§ Provided material
______________________________

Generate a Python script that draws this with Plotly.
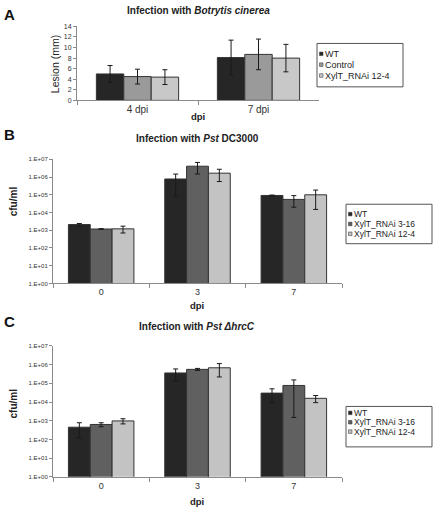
import plotly.graph_objects as go

W, H = 435, 514


def px(x):
    return x / W


def py(y):
    return 1 - y / H


FONT = "Arial, Liberation Sans, sans-serif"

# ---------------- Panel A data ----------------
a_categories = ["4 dpi", "7 dpi"]
a_series = ["WT", "Control", "XylT_RNAi 12-4"]
a_wt = [5.0, 8.1]
a_wt_err = [1.6, 3.3]
a_control = [4.5, 8.7]
a_control_err = [1.4, 2.9]
a_xylt124 = [4.4, 8.0]
a_xylt124_err = [1.4, 2.6]
a_yticks = [0, 2, 4, 6, 8, 10, 12, 14]

# ---------------- Panel B data ----------------
b_categories = ["0", "3", "7"]
b_series = ["WT", "XylT_RNAi 3-16", "XylT_RNAi 12-4"]
b_wt = [2.1e3, 7.8e5, 9.2e4]
b_wt_err = [0.3e3, 7.0e5, 0.5e4]
b_xylt316 = [1.18e3, 4.1e6, 5.5e4]
b_xylt316_err = [0.05e3, 2.6e6, 3.5e4]
b_xylt124 = [1.2e3, 1.66e6, 1.0e5]
b_xylt124_err = [0.5e3, 1.1e6, 8.5e4]

# ---------------- Panel C data ----------------
c_categories = ["0", "3", "7"]
c_series = ["WT", "XylT_RNAi 3-16", "XylT_RNAi 12-4"]
c_wt = [450, 3.6e5, 3.0e4]
c_wt_err = [330, 2.3e5, 2.1e4]
c_xylt316 = [630, 5.6e5, 7.7e4]
c_xylt316_err = [150, 0.7e5, 7.55e4]
c_xylt124 = [975, 6.8e5, 1.58e4]
c_xylt124_err = [300, 4.6e5, 6.5e3]

log_tickvals = [1, 10, 100, 1e3, 1e4, 1e5, 1e6, 1e7]
log_ticktext = ["1.E+00", "1.E+01", "1.E+02", "1.E+03", "1.E+04", "1.E+05", "1.E+06", "1.E+07"]

a_colors = ["#262626", "#9a9a9a", "#c8c8c8"]
bc_colors = ["#262626", "#606060", "#c3c3c3"]

fig = go.Figure()


def add_bars(cats, names, vals, errs, colors, xa, ya):
    for n, v, e, c in zip(names, vals, errs, colors):
        fig.add_trace(go.Bar(
            x=cats, y=v, name=n, marker=dict(color=c, line=dict(color="#333333", width=1)),
            error_y=dict(type="data", array=e, visible=True, color="#1a1a1a", thickness=1, width=2.5),
            xaxis=xa, yaxis=ya, showlegend=False))


add_bars(a_categories, a_series, [a_wt, a_control, a_xylt124],
         [a_wt_err, a_control_err, a_xylt124_err], a_colors, "x", "y")
add_bars(b_categories, b_series, [b_wt, b_xylt316, b_xylt124],
         [b_wt_err, b_xylt316_err, b_xylt124_err], bc_colors, "x2", "y2")
add_bars(c_categories, c_series, [c_wt, c_xylt316, c_xylt124],
         [c_wt_err, c_xylt316_err, c_xylt124_err], bc_colors, "x3", "y3")

axcol = "#8a8a8a"
xcommon = dict(type="category", showline=True, linecolor=axcol, linewidth=1, ticks="outside",
               tickson="boundaries", ticklen=4, tickcolor=axcol, showgrid=False,
               zeroline=False)
ycommon = dict(showline=True, linecolor=axcol, linewidth=1, ticks="outside", ticklen=3,
               tickcolor=axcol, showgrid=False, zeroline=False)

fig.update_layout(
    xaxis=dict(domain=[px(77), px(319)], anchor="y",
               tickfont=dict(family=FONT, size=10, color="#333333"), **xcommon),
    yaxis=dict(domain=[py(97.7), py(22.7)], anchor="x", range=[0, 14], tickvals=a_yticks,
               tickfont=dict(family=FONT, size=7, color="#333333"), **ycommon),
    xaxis2=dict(domain=[px(53), px(342)], anchor="y2",
                tickfont=dict(family=FONT, size=9, color="#333333"), **xcommon),
    yaxis2=dict(domain=[py(283.3), py(157.5)], anchor="x2", type="log", range=[0, 7],
                tickvals=log_tickvals, ticktext=log_ticktext,
                tickfont=dict(family=FONT, size=6, color="#333333"), **ycommon),
    xaxis3=dict(domain=[px(53), px(342)], anchor="y3",
                tickfont=dict(family=FONT, size=9, color="#333333"), **xcommon),
    yaxis3=dict(domain=[py(479.3), py(346.7)], anchor="x3", type="log", range=[0, 7],
                tickvals=log_tickvals, ticktext=log_ticktext,
                tickfont=dict(family=FONT, size=6, color="#333333"), **ycommon),
)

annotations = []
shapes = []


def text(x, y, s, size, bold=False, xanchor="center", angle=0, color="#222222"):
    if bold:
        s = "<b>" + s + "</b>"
    annotations.append(dict(x=px(x), y=py(y), xref="paper", yref="paper", text=s, showarrow=False,
                            xanchor=xanchor, yanchor="middle", textangle=angle, borderpad=0,
                            font=dict(family=FONT, size=size, color=color)))


# panel letters
text(3, 11, "A", 15, bold=True, xanchor="left", color="#111111")
text(3, 132, "B", 15, bold=True, xanchor="left", color="#111111")
text(3, 322, "C", 15, bold=True, xanchor="left", color="#111111")
# titles
text(198, 7, "Infection with <i>Botrytis cinerea</i>", 10, bold=True)
text(197, 136, "Infection with <i>Pst</i> DC3000", 10, bold=True)
text(197, 327, "Infection with <i>Pst ΔhrcC</i>", 10, bold=True)
# axis titles
text(198, 114, "dpi", 9.5, bold=True)
text(197, 306, "dpi", 9.5, bold=True)
text(197, 504, "dpi", 9.5, bold=True)
text(55, 61, "Lesion (mm)", 10.5, angle=-90)
text(13, 200, "cfu/ml", 10, bold=True, angle=-90)
text(13, 405, "cfu/ml", 10, bold=True, angle=-90)


def legend(x0, y0, x1, y1, rows, names, colors, size):
    shapes.append(dict(type="rect", xref="paper", yref="paper", x0=px(x0), x1=px(x1),
                       y0=py(y1), y1=py(y0), line=dict(color="#555555", width=1),
                       fillcolor="white"))
    for r, n, c in zip(rows, names, colors):
        shapes.append(dict(type="rect", xref="paper", yref="paper", x0=px(x0 + 2.5), x1=px(x0 + 6),
                           y0=py(r + 1.8), y1=py(r - 1.8), line=dict(color="#444444", width=0.6),
                           fillcolor=c))
        text(x0 + 7, r, n, size, xanchor="left", color="#222222")


legend(317, 40, 403, 84, [50.5, 61.5, 72.5], a_series, a_colors, 9)
legend(346, 203, 432, 243, [213, 223, 233], b_series, bc_colors, 8.5)
legend(346, 408, 432, 449, [414.5, 424, 433.5], c_series, bc_colors, 8.5)

fig.update_layout(
    width=W, height=H, margin=dict(l=0, r=0, t=0, b=0), autosize=False,
    paper_bgcolor="white", plot_bgcolor="white", barmode="group", bargap=0.32, bargroupgap=0,
    annotations=annotations, shapes=shapes, showlegend=False,
    font=dict(family=FONT),
)

fig.write_html("out.html", config={"displayModeBar": False},
               post_script="document.body.style.margin='0px';")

______________________________

§ What to work on
Please reproduce the listing exactly from its opening line through the line that contains "fig = go.Figure()", both included, with all pictures omitted.

§ Result of the task
Generate a Python script that draws this with Plotly.
import plotly.graph_objects as go

W, H = 435, 514


def px(x):
    return x / W


def py(y):
    return 1 - y / H


FONT = "Arial, Liberation Sans, sans-serif"

# ---------------- Panel A data ----------------
a_categories = ["4 dpi", "7 dpi"]
a_series = ["WT", "Control", "XylT_RNAi 12-4"]
a_wt = [5.0, 8.1]
a_wt_err = [1.6, 3.3]
a_control = [4.5, 8.7]
a_control_err = [1.4, 2.9]
a_xylt124 = [4.4, 8.0]
a_xylt124_err = [1.4, 2.6]
a_yticks = [0, 2, 4, 6, 8, 10, 12, 14]

# ---------------- Panel B data ----------------
b_categories = ["0", "3", "7"]
b_series = ["WT", "XylT_RNAi 3-16", "XylT_RNAi 12-4"]
b_wt = [2.1e3, 7.8e5, 9.2e4]
b_wt_err = [0.3e3, 7.0e5, 0.5e4]
b_xylt316 = [1.18e3, 4.1e6, 5.5e4]
b_xylt316_err = [0.05e3, 2.6e6, 3.5e4]
b_xylt124 = [1.2e3, 1.66e6, 1.0e5]
b_xylt124_err = [0.5e3, 1.1e6, 8.5e4]

# ---------------- Panel C data ----------------
c_categories = ["0", "3", "7"]
c_series = ["WT", "XylT_RNAi 3-16", "XylT_RNAi 12-4"]
c_wt = [450, 3.6e5, 3.0e4]
c_wt_err = [330, 2.3e5, 2.1e4]
c_xylt316 = [630, 5.6e5, 7.7e4]
c_xylt316_err = [150, 0.7e5, 7.55e4]
c_xylt124 = [975, 6.8e5, 1.58e4]
c_xylt124_err = [300, 4.6e5, 6.5e3]

log_tickvals = [1, 10, 100, 1e3, 1e4, 1e5, 1e6, 1e7]
log_ticktext = ["1.E+00", "1.E+01", "1.E+02", "1.E+03", "1.E+04", "1.E+05", "1.E+06", "1.E+07"]

a_colors = ["#262626", "#9a9a9a", "#c8c8c8"]
bc_colors = ["#262626", "#606060", "#c3c3c3"]

fig = go.Figure()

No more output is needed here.